About

My name is Courtney Bliss and I am a professional geek. At least that’s how I like to think of myself. While working on a BA in Speech and Hearing Science at The Ohio State University, a new minor program was introduced that I felt worked really well with my professional goals: Disability Studies. It was during those classes that I began to learn about Deaf Culture and disability culture, as well as make connections between those two cultures and the culture of the super-being in comic books. I ended up writing a paper arguing that both Deaf Culture and disability are present throughout the X-Men comics in the Marvel Universe.

About ten years after graduating, I started the masters program in the Department of Popular Culture at Bowling Green State University.
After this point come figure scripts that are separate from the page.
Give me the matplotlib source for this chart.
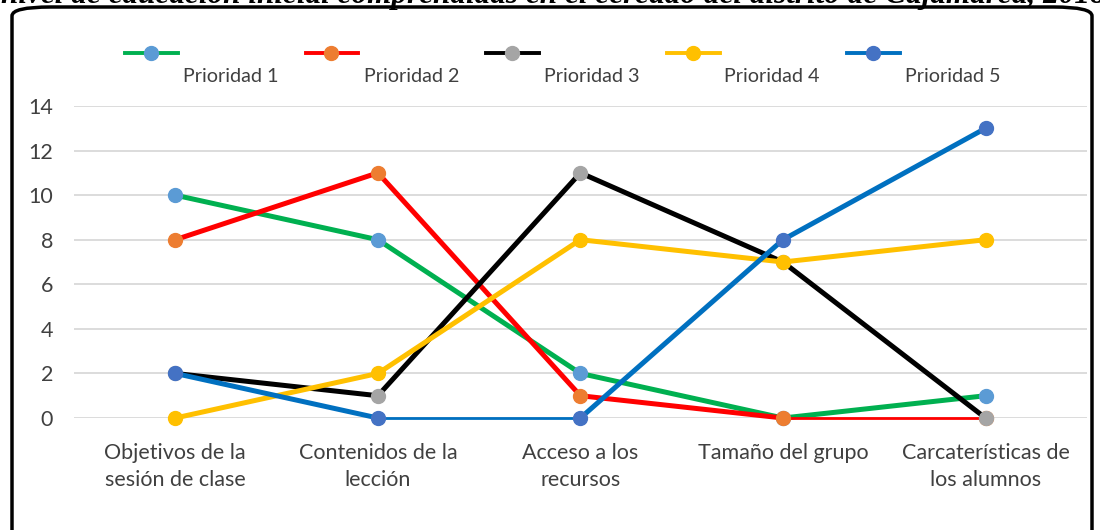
import matplotlib
matplotlib.use("Agg")
import matplotlib.pyplot as plt
from matplotlib.lines import Line2D
from matplotlib.patches import FancyBboxPatch

plt.rcParams['font.family'] = ['Lato', 'DejaVu Sans']

# datos
categorias = ["Objetivos de la\nsesión de clase", "Contenidos de la\nlección",
              "Acceso a los\nrecursos", "Tamaño del grupo",
              "Carcaterísticas de\nlos alumnos"]
series = ["Prioridad 1", "Prioridad 2", "Prioridad 3", "Prioridad 4", "Prioridad 5"]
prioridad_1 = [10, 8, 2, 0, 1]
prioridad_2 = [8, 11, 1, 0, 0]
prioridad_3 = [2, 1, 11, 7, 0]
prioridad_4 = [0, 2, 8, 7, 8]
prioridad_5 = [2, 0, 0, 8, 13]
valores = [prioridad_1, prioridad_2, prioridad_3, prioridad_4, prioridad_5]

color_linea = ['#00B050', '#FF0000', '#000000', '#FFC000', '#0070C0']
color_marca = ['#5B9BD5', '#ED7D31', '#A5A5A5', '#FFC000', '#4472C4']

fig = plt.figure(figsize=(11, 5.3), dpi=100)
fig.patch.set_facecolor('white')
ax = fig.add_axes([0.0673, 0.2113, 0.9207, 0.5887])

x = list(range(len(categorias)))
for k, ys in enumerate(valores):
    for i in range(len(x) - 1):
        plano = ys[i] == ys[i + 1]
        ax.plot(x[i:i + 2], ys[i:i + 2], color=color_linea[k],
                lw=2.0 if plano else 3.6, solid_capstyle='round',
                zorder=3 + k, clip_on=False)
    ax.plot(x, ys, ls='none', marker='o', ms=10, mfc=color_marca[k],
            mec=color_marca[k], zorder=3.5 + k, clip_on=False)

ax.set_xlim(-0.5, 4.5)
ax.set_ylim(0, 14)
ax.set_yticks(range(0, 15, 2))
ax.set_xticks(x)
ax.set_xticklabels(categorias, fontsize=15.5, color='#404040', linespacing=1.45)
ax.tick_params(axis='y', labelsize=15.5, labelcolor='#404040', length=0, pad=15)
ax.tick_params(axis='x', length=0, pad=18)
ax.grid(axis='y', color='#D9D9D9', lw=1.3)
ax.set_axisbelow(True)
for s in ax.spines.values():
    s.set_visible(False)

# leyenda al estilo Excel: linea arriba, texto abajo
x0 = 125 / 1100
paso = 180.5 / 1100
for k, nombre in enumerate(series):
    xs = x0 + k * paso
    fig.add_artist(Line2D([xs, xs + 53 / 1100], [1 - 53 / 530] * 2,
                          color=color_linea[k], lw=2.8))
    fig.add_artist(Line2D([xs + 26 / 1100], [1 - 53 / 530], marker='o', ms=10,
                          mfc=color_marca[k], mec=color_marca[k]))
    fig.text(xs + 58 / 1100, 1 - 76 / 530, nombre, fontsize=14.2, color='#404040',
             va='center', ha='left')

# marco redondeado
marco = FancyBboxPatch((12 / 1100, -0.2), 1080 / 1100, 1.2 - 7 / 530,
                       boxstyle="round,pad=0,rounding_size=0.035",
                       transform=fig.transFigure, fill=False, ec='black', lw=2.5,
                       mutation_aspect=530 / 1100)
fig.add_artist(marco)

# titulo cortado arriba
fig.text(0.503, 1 - 3 / 530, "nivel de educación inicial comprendidas en el cercado del distrito de Cajamarca, 2018",
         family='Liberation Serif', fontsize=22.5, weight='bold', style='italic',
         ha='center', va='baseline')

fig.savefig('out.png', dpi=100, facecolor='white')
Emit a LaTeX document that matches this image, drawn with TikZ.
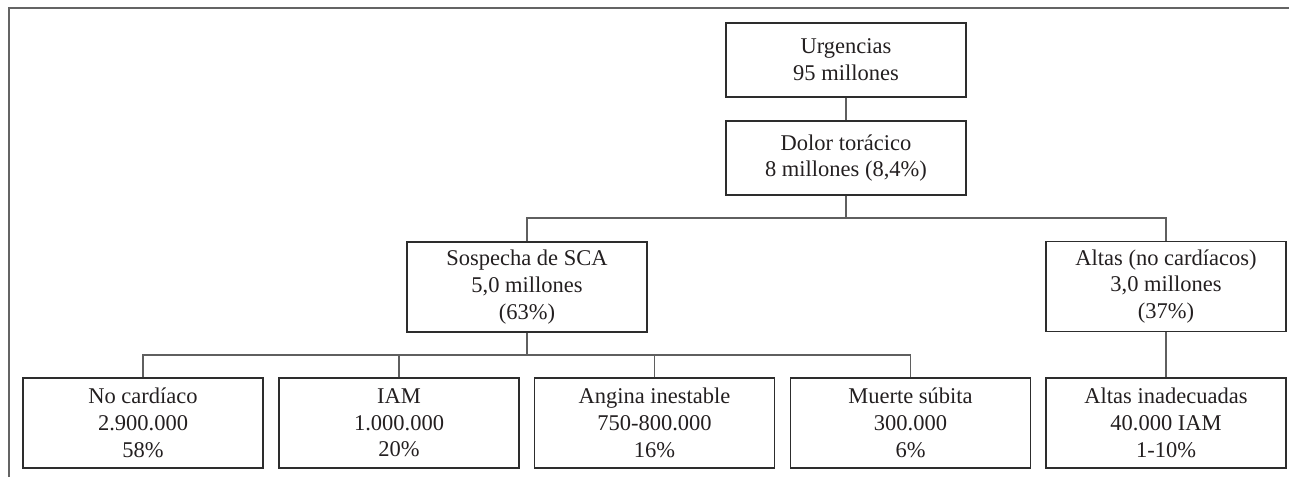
\documentclass[tikz,border=0pt]{standalone}
\usepackage{fontspec}
\setmainfont{Liberation Serif}
\definecolor{framec}{RGB}{100,100,100}
\definecolor{linec}{RGB}{95,95,95}
\definecolor{boxc}{RGB}{45,45,45}
\definecolor{txtc}{RGB}{35,31,32}
\tikzset{
  boxnode/.style={draw=boxc, line width=1.1pt, minimum width=240pt, inner sep=0pt,
    align=center, text=txtc, font=\fontsize{22.5pt}{26.7pt}\selectfont},
  tall/.style={boxnode, minimum height=90pt},
  short/.style={boxnode, minimum height=74pt},
  conn/.style={draw=linec, line width=1.1pt},
  framel/.style={draw=framec, line width=1.5pt}
}
\begin{document}
\begin{tikzpicture}[x=1pt,y=-1pt]
\useasboundingbox (0,0) rectangle (1289,477);
\draw[framel] (9,477) -- (9,8) -- (1289,8);

\node[short] (urg) at (846,60) {Urgencias\\95 millones};
\node[short] (dol) at (846,158) {Dolor torácico\\8 millones (8,4\%)};
\node[tall] (sca) at (527,287) {Sospecha de SCA\\5,0 millones\\(63\%)};
\node[tall] (alt) at (1166,286.5) {Altas (no cardíacos)\\3,0 millones\\(37\%)};

\node[tall] (noc) at (143,423) {No cardíaco\\2.900.000\\58\%};
\node[tall] (iam) at (399,423) {IAM\\1.000.000\\20\%};
\node[tall] (ang) at (654.5,423) {Angina inestable\\750-800.000\\16\%};
\node[tall] (mue) at (910.5,423) {Muerte súbita\\300.000\\6\%};
\node[tall] (ina) at (1166,423) {Altas inadecuadas\\40.000 IAM\\1-10\%};

\coordinate (h1) at (846,218);
\coordinate (h2) at (527,355);

\draw[conn] (urg) -- (dol);
\draw[conn] (dol) -- (h1);
\draw[conn] (sca.north) |- (h1) -| (alt.north);
\draw[conn] (sca) -- (h2);
\draw[conn] (noc.north) |- (h2) -| (mue.north);
\draw[conn] (iam.north) -- (iam.north |- h2);
\draw[conn] (ang.north) -- (ang.north |- h2);
\draw[conn] (alt) -- (ina);
\end{tikzpicture}
\end{document}
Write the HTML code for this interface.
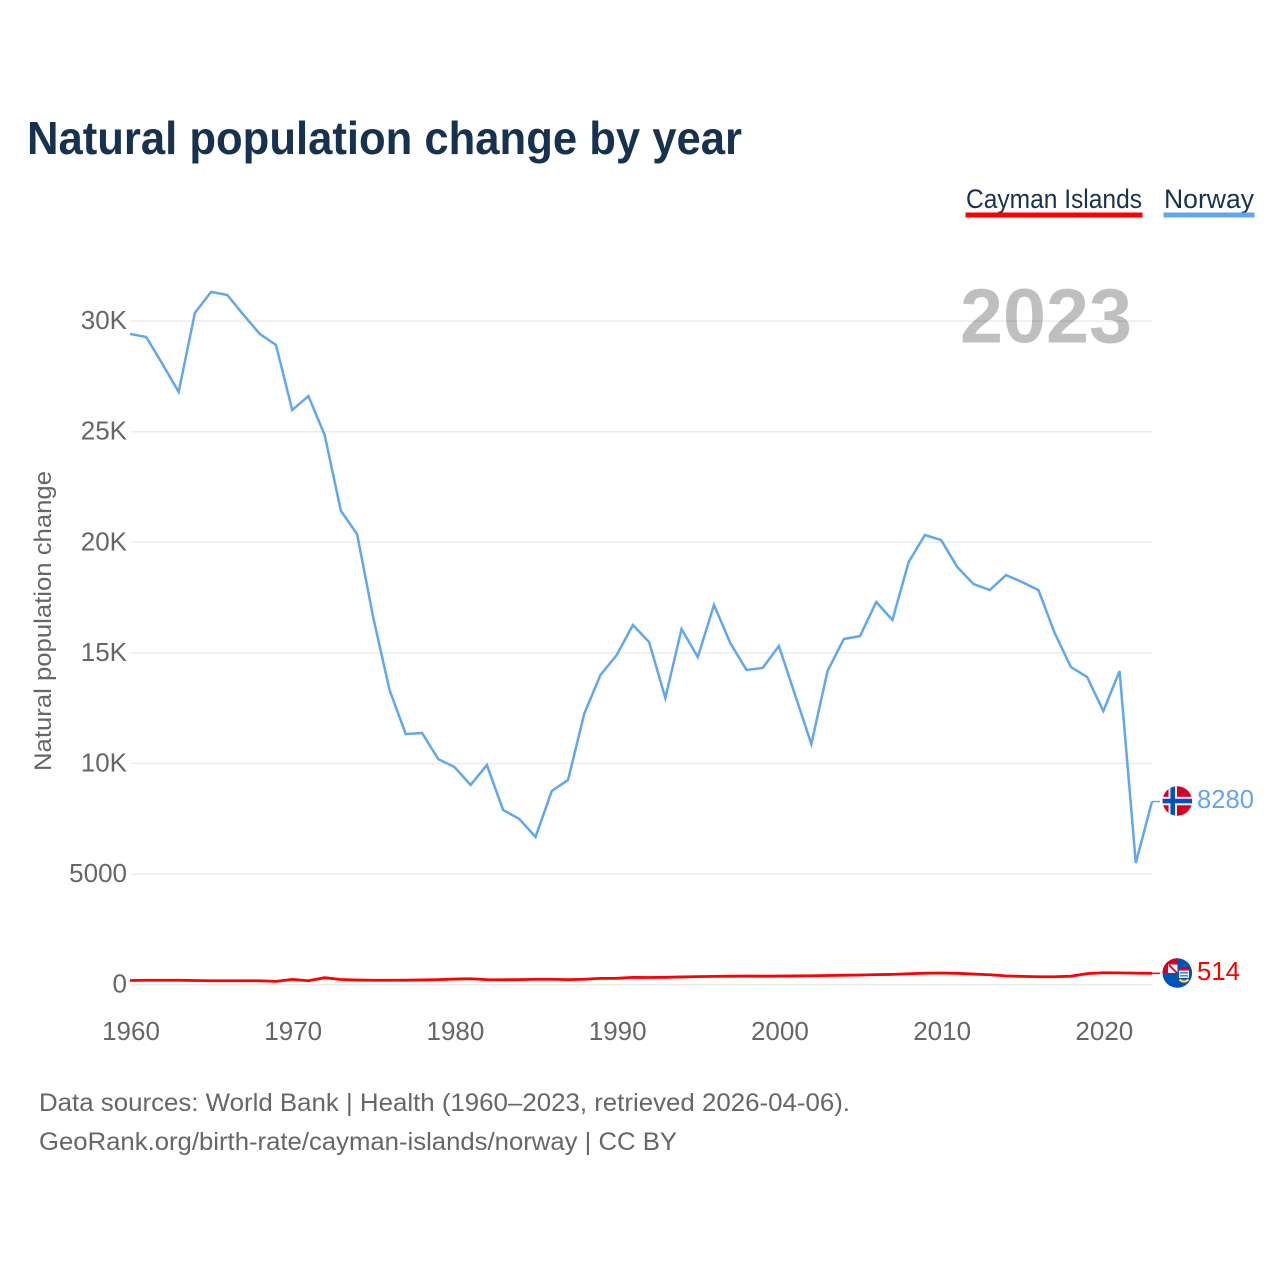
<!DOCTYPE html>
<html lang="en">
<head>
<meta charset="utf-8">
<title>Natural population change by year</title>
<style>
html,body{margin:0;padding:0;background:#fff;width:1280px;height:1280px;overflow:hidden}
svg{display:block}
text{font-family:"Liberation Sans",sans-serif}
</style>
</head>
<body>
<svg id="chart" width="1280" height="1280" viewBox="0 0 1280 1280" xmlns="http://www.w3.org/2000/svg">
  <defs>
    <clipPath id="flag-clip-no"><circle cx="1177.300" cy="801" r="14.800"/></clipPath>
    <clipPath id="flag-clip-ky"><circle cx="1177.300" cy="973" r="14.800"/></clipPath>
  </defs>
  <text x="27" y="154" font-size="46" font-weight="700" fill="#17324f" textLength="715" lengthAdjust="spacingAndGlyphs">Natural population change by year</text>
  <g>
    <g>
      <text x="966" y="208" font-size="26.500" fill="#17324f" textLength="176" lengthAdjust="spacingAndGlyphs">Cayman Islands</text>
      <rect x="965.500" y="212.500" width="177" height="5" fill="#ff0000"/>
    </g>
    <g>
      <text x="1164" y="208" font-size="26.500" fill="#17324f" textLength="90" lengthAdjust="spacingAndGlyphs">Norway</text>
      <rect x="1163.500" y="212.500" width="91" height="5" fill="#62a7ec"/>
    </g>
  </g>
  <g id="grid"></g>
  <text x="960" y="342.500" font-size="77" font-weight="700" fill="#000" fill-opacity="0.25" textLength="172" lengthAdjust="spacingAndGlyphs">2023</text>
  <g id="y-ticks"></g>
  <g id="x-ticks"></g>
  <text transform="translate(51,621) rotate(-90)" text-anchor="middle" font-size="24.500" fill="#666" textLength="300" lengthAdjust="spacingAndGlyphs">Natural population change</text>
  <g id="series"></g>

  <g clip-path="url(#flag-clip-no)">
    <rect x="1162" y="786" width="31" height="30" fill="#d80027"/>
    <rect x="1168.500" y="786" width="8.500" height="30" fill="#f0f0f0"/>
    <rect x="1162" y="796.800" width="31" height="8.500" fill="#f0f0f0"/>
    <rect x="1170.500" y="786" width="4.500" height="30" fill="#0052b4"/>
    <rect x="1162" y="798.800" width="31" height="4.500" fill="#0052b4"/>
  </g>
  <g clip-path="url(#flag-clip-ky)">
    <rect x="1162" y="958" width="31" height="30" fill="#0052b4"/>
    <rect x="1162" y="958" width="15.500" height="15" fill="#d80027"/>
    <rect x="1168" y="964.500" width="9.500" height="8.500" fill="#f0f0f0"/>
    <path d="M1169 965L1177 973" stroke="#d80027" stroke-width="1.800"/>
    <rect x="1179" y="967" width="10" height="11" fill="#f0f0f0"/>
    <rect x="1179" y="967" width="10" height="3.500" fill="#d80027"/>
    <rect x="1180" y="972" width="8" height="1.500" fill="#338af3"/>
    <rect x="1180" y="975" width="8" height="1.500" fill="#338af3"/>
    <path d="M1179.500 979.500Q1184 983.500 1188.500 979.500" stroke="#ffda44" stroke-width="2.200" fill="none"/>
  </g>
  <text id="label-no" x="1197" y="808" font-size="26" fill="#62a7ec" textLength="57" lengthAdjust="spacingAndGlyphs">8280</text>
  <text id="label-ky" x="1197" y="980" font-size="26" fill="#ff0000" textLength="43" lengthAdjust="spacingAndGlyphs">514</text>

  <text x="39" y="1111" font-size="25" fill="#666" textLength="811" lengthAdjust="spacingAndGlyphs">Data sources: World Bank | Health (1960–2023, retrieved 2026-04-06).</text>
  <text x="39" y="1150" font-size="25" fill="#666" textLength="638" lengthAdjust="spacingAndGlyphs">GeoRank.org/birth-rate/cayman-islands/norway | CC BY</text>
</svg>
<script>
const startYear = 1960;
const endYear = 2023;
const yTickValues = [0, 5000, 10000, 15000, 20000, 25000, 30000];
const yTickLabels = ["0", "5000", "10K", "15K", "20K", "25K", "30K"];
const xTickYears = [1960, 1970, 1980, 1990, 2000, 2010, 2020];
const norwayValues = [29420,29280,28060,26800,30370,31320,31180,30280,29420,28920,
  25980,26610,24850,21420,20370,16580,13320,11330,11380,10200,
  9840,9030,9930,7900,7490,6680,8760,9250,12240,14000,
  14900,16260,15490,12960,16080,14810,17170,15450,14230,14320,
  15310,13100,10880,14180,15630,15760,17300,16490,19110,20330,
  20100,18880,18110,17840,18520,18200,17840,15900,14360,13910,
  12370,14180,5500,8280];
const caymanValues = [190,200,200,200,190,180,180,180,180,150,
  240,180,316,235,210,200,200,205,215,230,
  255,270,230,225,230,245,245,230,245,285,
  290,330,325,335,350,365,375,385,390,385,
  390,395,405,415,430,440,455,465,495,520,
  530,515,480,450,400,375,360,360,385,500,
  540,535,525,514];

const svgNS = "http://www.w3.org/2000/svg";
function xScale(year) { return 130 + (year - startYear) * (1152 - 130) / (endYear - startYear); }
function yScale(value) { return 984.7 - value * 0.02212; }

const grid = document.getElementById('grid');
const yTicks = document.getElementById('y-ticks');
yTickValues.forEach(function (value, i) {
  const line = document.createElementNS(svgNS, 'line');
  
  
  line.setAttribute('x1', 131);
  line.setAttribute('x2', 1152);
  line.setAttribute('y1', yScale(value));
  line.setAttribute('y2', yScale(value));
  line.setAttribute('stroke', '#ececec');
  line.setAttribute('stroke-width', 1.5);
  grid.appendChild(line);
  const label = document.createElementNS(svgNS, 'text');
  
  
  label.setAttribute('x', 127);
  label.setAttribute('y', yScale(value) + 8);
  label.setAttribute('text-anchor', 'end');
  label.setAttribute('font-size', 26);
  label.setAttribute('fill', '#666');
  label.textContent = yTickLabels[i];
  yTicks.appendChild(label);
});

const xTicks = document.getElementById('x-ticks');
xTickYears.forEach(function (year) {
  const label = document.createElementNS(svgNS, 'text');
  
  
  label.setAttribute('x', xScale(year) + 1);
  label.setAttribute('y', 1040);
  label.setAttribute('text-anchor', 'middle');
  label.setAttribute('font-size', 26);
  label.setAttribute('fill', '#666');
  label.textContent = String(year);
  xTicks.appendChild(label);
});

function linePoints(values) {
  return values.map(function (value, i) {
    return xScale(startYear + i).toFixed(2) + ',' + yScale(value).toFixed(2);
  }).join(' ');
}
function lastY(values) { return yScale(values[values.length - 1]); }

const series = document.getElementById('series');
const norwayLine = document.createElementNS(svgNS, 'polyline');


norwayLine.setAttribute('points', linePoints(norwayValues));
norwayLine.setAttribute('fill', 'none');
norwayLine.setAttribute('stroke', '#62a7ec');
norwayLine.setAttribute('stroke-width', 2.5);
series.appendChild(norwayLine);

const caymanLine = document.createElementNS(svgNS, 'polyline');


caymanLine.setAttribute('points', linePoints(caymanValues));
caymanLine.setAttribute('fill', 'none');
caymanLine.setAttribute('stroke', '#ff0000');
caymanLine.setAttribute('stroke-width', 2.8);
series.appendChild(caymanLine);

const norwayConnector = document.createElementNS(svgNS, 'line');


norwayConnector.setAttribute('x1', xScale(endYear));
norwayConnector.setAttribute('x2', 1160);
norwayConnector.setAttribute('y1', lastY(norwayValues));
norwayConnector.setAttribute('y2', lastY(norwayValues));
norwayConnector.setAttribute('stroke', '#62a7ec');
norwayConnector.setAttribute('stroke-width', 1.5);
series.appendChild(norwayConnector);

const caymanConnector = document.createElementNS(svgNS, 'line');


caymanConnector.setAttribute('x1', xScale(endYear));
caymanConnector.setAttribute('x2', 1160);
caymanConnector.setAttribute('y1', lastY(caymanValues));
caymanConnector.setAttribute('y2', lastY(caymanValues));
caymanConnector.setAttribute('stroke', '#ff0000');
caymanConnector.setAttribute('stroke-width', 1.5);
series.appendChild(caymanConnector);

document.getElementById('label-no').textContent = String(norwayValues[norwayValues.length - 1]);
document.getElementById('label-ky').textContent = String(caymanValues[caymanValues.length - 1]);
</script>
</body>
</html>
It was during those two years that I refined my theory into my master’s thesis, “Reframing Normal: The Inclusion of Deaf Culture in the X-Men Comic Books.” I focused solely on the inclusion of Deaf Culture in the comics initially by Stan Lee and his creation of this group, as well as runs in various X-Men series by three specific writers: Grant Morrison, Joss Whedon, and Matt Fraction.

I have continued my work at Bowling Green in the PhD program in American Culture Studies. This has allowed me to build on and expand the knowledge I gained as a Popular Culture student. I am currently working on a dissertation that looks at the metaculture of theater in a case study of Hamilton: An American Musical. I am examining how their use of music, casting, and new media has built bridges between Broadway theater and marginalized communities.

In addition to my dissertation, a project that I continue to work on in my spare time looks at how disability is represented through superheroes in the comic books of Marvel Comics and DC. Specifically I am looking at how D/deafness, paraplegia, blindness, and amputation are portrayed and explained to readers through specific heroes’ actions and lives. It is fascinating to me because this is possibly the first regular example of that difference that a reader has. How accurately and realistically that difference is represented can either serve to educate or mislead the reader, especially younger readers, about how that occurs in the real world.

Like I said at the beginning of this bio, I am a geek. I love to read comics and books of all kinds, watch lots of film, TV, and animation, and participate in many fandoms. I am lucky enough to have found a field where I can turn those interests and knowledge gained from them and make them the subject of my research. I am lucky enough to have found a group of mentors who support me as the aca-fan that I am.